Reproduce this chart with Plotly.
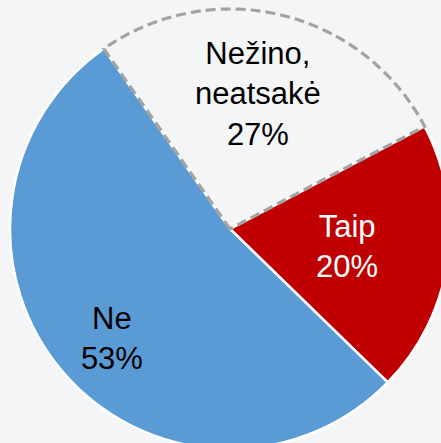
import numpy as np
import plotly.graph_objects as go

# 数据
labels = ["Nežino,<br>neatsakė", "Taip", "Ne"]
values = [27, 20, 53]
colors = ["rgba(0,0,0,0)", "#c00000", "#5b9bd5"]
edge_colors = ["rgba(0,0,0,0)", "white", "white"]
text_colors = ["black", "white", "black"]
start_angle = -35  # 第一块从12点方向逆时针35度开始

# 标签位置微调（相对半径、角度偏移）
label_r = [0.615, 0.54, 0.74]
label_dtheta = [-1.7, 1.5, -3.1]

W, H = 460, 460
R_PIE = 220
R_DOM = 224
cx, cy = 230, 229
dom_x = [(cx - R_DOM) / W, (cx + R_DOM) / W]
dom_y = [(H - cy - R_DOM) / H, (H - cy + R_DOM) / H]
FONT = "Arial, Liberation Sans, sans-serif"

total = sum(values)
widths = [360 * v / total for v in values]
starts = start_angle + np.concatenate([[0], np.cumsum(widths)[:-1]])
mids = starts + np.array(widths) / 2

fig = go.Figure()

# 扇区（用 barpolar 画饼）
fig.add_trace(go.Barpolar(
    r=[1] * len(values),
    theta=mids,
    width=widths,
    marker=dict(color=colors, line=dict(color=edge_colors, width=2.5)),
    hoverinfo="skip",
    showlegend=False,
))

# 虚线轮廓（“Nežino”扇区）
a0, a1 = starts[0], starts[0] + widths[0]
arc = np.linspace(a0, a1, 150)
fig.add_trace(go.Scatterpolar(
    r=np.concatenate([[0], np.ones(len(arc)), [0]]),
    theta=np.concatenate([[a0], arc, [a1]]),
    mode="lines",
    line=dict(color="#a3a3a3", width=3.2, dash="10px,5px"),
    cliponaxis=False, hoverinfo="skip", showlegend=False,
))

# 标签
fig.add_trace(go.Scatterpolar(
    r=label_r,
    theta=mids + np.array(label_dtheta),
    mode="text",
    text=[f"{l}<br>{v}%" for l, v in zip(labels, values)],
    textposition="middle center",
    textfont=dict(color=text_colors, size=31, family=FONT),
    cliponaxis=False, hoverinfo="skip", showlegend=False,
))

fig.update_layout(
    width=W, height=H,
    margin=dict(l=0, r=0, t=0, b=0),
    paper_bgcolor="#f4f5f7",
    font=dict(family=FONT),
    polar=dict(
        domain=dict(x=dom_x, y=dom_y),
        bgcolor="rgba(0,0,0,0)",
        bargap=0,
        radialaxis=dict(range=[0, R_DOM / R_PIE], visible=False, showgrid=False),
        angularaxis=dict(rotation=90, direction="clockwise", visible=False,
                         showgrid=False),
    ),
)

fig.write_html(
    "out.html",
    config=dict(displayModeBar=False),
    post_script="document.body.style.margin='0';document.body.style.overflow='hidden';",
)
================================
Your task is to reproduce exactly the lines from the start of the data above through the line containing "import plotly.graph_objects as go", leaving every picture out.

(Result of this task):
Reproduce this chart with Plotly.
import numpy as np
import plotly.graph_objects as go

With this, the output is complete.